STATED PROBLEM — Exactly the lines from the line containing "Generate a component" through the line containing "Chart.register(...registerables);" are to be echoed, with both included and pictures left out.

DATA FOR THIS TASK —
◆ ◆ ◆ ◆ ◆ ◆ ◆
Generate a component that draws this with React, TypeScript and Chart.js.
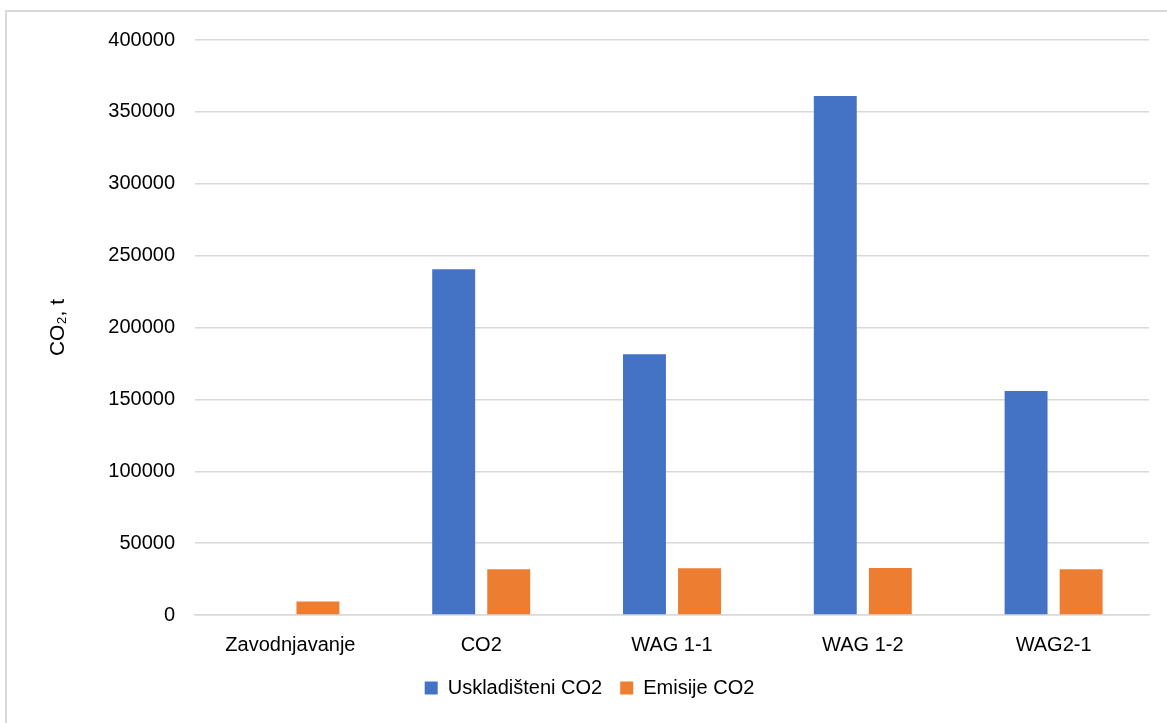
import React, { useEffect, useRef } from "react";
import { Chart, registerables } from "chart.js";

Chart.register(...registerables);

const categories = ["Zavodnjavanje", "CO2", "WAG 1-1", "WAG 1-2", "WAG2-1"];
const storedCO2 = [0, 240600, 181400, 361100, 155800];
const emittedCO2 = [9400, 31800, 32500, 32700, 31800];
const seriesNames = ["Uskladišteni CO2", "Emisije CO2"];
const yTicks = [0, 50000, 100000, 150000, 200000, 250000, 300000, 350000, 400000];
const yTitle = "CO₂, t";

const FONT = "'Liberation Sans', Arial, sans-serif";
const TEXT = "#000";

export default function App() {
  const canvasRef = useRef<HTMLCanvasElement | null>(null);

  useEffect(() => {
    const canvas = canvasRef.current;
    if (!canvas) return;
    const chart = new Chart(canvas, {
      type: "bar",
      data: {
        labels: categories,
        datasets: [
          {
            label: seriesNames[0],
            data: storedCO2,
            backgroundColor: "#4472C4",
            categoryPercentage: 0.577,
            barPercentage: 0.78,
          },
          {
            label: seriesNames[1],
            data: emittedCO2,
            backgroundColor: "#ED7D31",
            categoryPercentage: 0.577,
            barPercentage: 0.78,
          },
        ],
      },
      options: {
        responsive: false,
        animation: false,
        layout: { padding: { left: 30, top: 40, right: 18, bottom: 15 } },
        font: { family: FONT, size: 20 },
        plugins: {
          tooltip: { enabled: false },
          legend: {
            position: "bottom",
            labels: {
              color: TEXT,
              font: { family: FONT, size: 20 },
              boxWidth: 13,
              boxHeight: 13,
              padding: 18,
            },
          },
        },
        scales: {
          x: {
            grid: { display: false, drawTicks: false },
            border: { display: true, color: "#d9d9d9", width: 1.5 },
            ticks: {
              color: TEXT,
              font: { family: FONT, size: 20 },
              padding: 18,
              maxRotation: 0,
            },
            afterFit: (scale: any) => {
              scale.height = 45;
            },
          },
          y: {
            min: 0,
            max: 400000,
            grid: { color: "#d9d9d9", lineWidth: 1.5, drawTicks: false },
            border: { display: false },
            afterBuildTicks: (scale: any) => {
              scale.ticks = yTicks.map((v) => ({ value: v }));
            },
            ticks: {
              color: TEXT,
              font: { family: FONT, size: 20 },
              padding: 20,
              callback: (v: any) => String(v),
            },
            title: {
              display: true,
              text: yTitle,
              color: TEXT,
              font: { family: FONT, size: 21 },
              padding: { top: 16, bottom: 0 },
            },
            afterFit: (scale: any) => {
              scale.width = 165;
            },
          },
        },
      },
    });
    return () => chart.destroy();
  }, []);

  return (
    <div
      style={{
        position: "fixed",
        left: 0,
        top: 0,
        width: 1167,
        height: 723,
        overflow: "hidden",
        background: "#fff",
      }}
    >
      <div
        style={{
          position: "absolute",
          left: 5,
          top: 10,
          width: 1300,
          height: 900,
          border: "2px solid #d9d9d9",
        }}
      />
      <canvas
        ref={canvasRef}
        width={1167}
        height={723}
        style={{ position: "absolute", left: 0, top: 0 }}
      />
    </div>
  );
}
◆ ◆ ◆ ◆ ◆ ◆ ◆
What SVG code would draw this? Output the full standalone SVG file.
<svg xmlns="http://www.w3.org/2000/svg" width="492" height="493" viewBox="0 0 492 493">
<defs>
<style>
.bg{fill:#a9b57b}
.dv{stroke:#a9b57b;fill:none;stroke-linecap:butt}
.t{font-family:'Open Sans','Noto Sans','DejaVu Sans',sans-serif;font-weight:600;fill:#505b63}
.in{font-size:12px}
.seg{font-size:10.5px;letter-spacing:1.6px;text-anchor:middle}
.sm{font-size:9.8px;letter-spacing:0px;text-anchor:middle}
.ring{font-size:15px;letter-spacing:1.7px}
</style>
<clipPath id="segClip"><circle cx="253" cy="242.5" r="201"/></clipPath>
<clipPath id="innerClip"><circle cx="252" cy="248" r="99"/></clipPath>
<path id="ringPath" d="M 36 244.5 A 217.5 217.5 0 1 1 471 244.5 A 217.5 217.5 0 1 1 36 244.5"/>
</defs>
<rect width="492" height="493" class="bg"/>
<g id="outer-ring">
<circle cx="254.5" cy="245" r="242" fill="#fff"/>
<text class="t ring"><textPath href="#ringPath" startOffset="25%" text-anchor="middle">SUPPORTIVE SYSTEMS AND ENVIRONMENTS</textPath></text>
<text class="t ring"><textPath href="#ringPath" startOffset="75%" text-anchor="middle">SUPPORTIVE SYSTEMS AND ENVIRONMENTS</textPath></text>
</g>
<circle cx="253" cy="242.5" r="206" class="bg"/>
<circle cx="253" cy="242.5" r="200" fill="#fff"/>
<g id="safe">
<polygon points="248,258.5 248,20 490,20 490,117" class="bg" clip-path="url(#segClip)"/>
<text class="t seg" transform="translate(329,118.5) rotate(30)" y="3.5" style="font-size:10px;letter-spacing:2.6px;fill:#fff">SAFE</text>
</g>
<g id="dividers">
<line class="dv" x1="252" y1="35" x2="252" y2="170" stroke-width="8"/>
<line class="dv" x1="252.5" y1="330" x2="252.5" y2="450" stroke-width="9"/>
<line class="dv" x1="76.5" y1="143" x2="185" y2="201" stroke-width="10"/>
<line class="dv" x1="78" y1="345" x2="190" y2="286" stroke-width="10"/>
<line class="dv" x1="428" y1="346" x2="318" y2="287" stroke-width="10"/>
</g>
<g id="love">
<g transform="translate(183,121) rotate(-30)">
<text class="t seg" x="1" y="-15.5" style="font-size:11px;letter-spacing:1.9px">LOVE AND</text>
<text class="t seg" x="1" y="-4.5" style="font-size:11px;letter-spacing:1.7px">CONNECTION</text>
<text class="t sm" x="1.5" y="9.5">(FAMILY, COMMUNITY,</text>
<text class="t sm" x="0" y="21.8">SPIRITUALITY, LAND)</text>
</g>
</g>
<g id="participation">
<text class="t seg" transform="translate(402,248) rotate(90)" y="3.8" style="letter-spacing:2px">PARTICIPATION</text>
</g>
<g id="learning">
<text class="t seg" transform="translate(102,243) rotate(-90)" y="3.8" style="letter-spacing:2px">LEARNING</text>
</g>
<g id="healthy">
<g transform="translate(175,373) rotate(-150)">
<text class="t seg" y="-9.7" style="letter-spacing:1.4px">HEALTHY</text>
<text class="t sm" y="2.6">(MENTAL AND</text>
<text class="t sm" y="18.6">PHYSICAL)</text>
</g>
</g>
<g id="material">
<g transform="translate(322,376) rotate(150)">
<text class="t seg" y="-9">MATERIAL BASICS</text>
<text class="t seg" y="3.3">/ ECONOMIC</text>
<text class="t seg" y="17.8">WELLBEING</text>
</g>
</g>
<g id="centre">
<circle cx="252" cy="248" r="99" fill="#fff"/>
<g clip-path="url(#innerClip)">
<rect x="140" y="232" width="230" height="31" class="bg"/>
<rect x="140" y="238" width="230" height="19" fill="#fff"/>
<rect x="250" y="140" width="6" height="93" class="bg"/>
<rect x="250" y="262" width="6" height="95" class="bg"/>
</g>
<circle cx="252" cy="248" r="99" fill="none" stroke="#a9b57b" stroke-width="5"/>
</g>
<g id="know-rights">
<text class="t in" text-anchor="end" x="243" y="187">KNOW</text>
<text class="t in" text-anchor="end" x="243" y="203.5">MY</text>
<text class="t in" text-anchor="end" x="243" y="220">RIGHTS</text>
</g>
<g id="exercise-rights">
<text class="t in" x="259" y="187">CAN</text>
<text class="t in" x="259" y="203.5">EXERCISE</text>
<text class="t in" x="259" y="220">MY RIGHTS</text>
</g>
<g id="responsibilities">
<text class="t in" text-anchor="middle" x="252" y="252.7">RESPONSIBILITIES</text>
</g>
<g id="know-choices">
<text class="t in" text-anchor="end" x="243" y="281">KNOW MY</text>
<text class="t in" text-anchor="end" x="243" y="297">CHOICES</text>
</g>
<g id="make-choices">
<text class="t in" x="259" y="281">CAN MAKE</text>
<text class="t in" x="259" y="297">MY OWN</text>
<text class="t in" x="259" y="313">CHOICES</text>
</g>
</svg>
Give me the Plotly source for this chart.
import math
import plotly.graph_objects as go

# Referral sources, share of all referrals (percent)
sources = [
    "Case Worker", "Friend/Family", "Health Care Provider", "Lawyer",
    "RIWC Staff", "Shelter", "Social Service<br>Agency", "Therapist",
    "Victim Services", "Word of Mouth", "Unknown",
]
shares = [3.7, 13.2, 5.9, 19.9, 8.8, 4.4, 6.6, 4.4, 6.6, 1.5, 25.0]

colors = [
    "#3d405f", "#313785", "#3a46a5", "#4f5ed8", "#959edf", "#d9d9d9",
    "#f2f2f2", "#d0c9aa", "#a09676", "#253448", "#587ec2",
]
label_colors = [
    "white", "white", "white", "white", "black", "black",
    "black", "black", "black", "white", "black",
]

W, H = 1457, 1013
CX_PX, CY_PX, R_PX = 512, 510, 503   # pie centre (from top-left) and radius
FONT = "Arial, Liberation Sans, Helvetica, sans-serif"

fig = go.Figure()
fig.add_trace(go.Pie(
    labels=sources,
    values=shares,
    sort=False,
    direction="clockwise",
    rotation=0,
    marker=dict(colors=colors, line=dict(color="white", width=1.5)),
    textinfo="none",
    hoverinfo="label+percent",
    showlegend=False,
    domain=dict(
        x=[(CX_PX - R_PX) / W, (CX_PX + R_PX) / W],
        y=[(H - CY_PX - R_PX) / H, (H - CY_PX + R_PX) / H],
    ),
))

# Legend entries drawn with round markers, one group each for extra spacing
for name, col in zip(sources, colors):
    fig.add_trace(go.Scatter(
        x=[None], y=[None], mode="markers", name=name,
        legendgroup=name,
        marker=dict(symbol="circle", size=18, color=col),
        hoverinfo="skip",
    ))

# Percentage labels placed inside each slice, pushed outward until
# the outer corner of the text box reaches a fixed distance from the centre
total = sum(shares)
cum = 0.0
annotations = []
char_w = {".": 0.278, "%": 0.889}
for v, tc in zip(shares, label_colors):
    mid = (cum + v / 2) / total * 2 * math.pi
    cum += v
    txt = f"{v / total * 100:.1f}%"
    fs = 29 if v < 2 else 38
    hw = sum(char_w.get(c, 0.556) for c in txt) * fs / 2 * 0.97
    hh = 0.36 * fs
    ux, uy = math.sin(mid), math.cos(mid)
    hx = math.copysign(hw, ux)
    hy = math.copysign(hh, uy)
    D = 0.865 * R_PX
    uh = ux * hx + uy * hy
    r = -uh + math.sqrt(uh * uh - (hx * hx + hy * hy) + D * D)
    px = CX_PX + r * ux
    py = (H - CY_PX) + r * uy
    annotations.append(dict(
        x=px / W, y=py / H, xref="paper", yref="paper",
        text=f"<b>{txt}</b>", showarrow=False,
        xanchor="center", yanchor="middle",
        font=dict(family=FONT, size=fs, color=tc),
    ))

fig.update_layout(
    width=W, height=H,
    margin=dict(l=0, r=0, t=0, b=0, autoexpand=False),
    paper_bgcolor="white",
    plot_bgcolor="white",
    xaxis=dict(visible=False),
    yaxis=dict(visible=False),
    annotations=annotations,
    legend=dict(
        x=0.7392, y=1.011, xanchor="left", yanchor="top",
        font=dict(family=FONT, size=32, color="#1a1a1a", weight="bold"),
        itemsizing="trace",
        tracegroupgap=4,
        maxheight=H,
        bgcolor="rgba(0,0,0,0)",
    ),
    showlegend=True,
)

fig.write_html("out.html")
◆ ◆ ◆ ◆ ◆ ◆ ◆
OUTPUT BELOW —
Generate a component that draws this with React, TypeScript and Chart.js.
import React, { useEffect, useRef } from "react";
import { Chart, registerables } from "chart.js";

Chart.register(...registerables);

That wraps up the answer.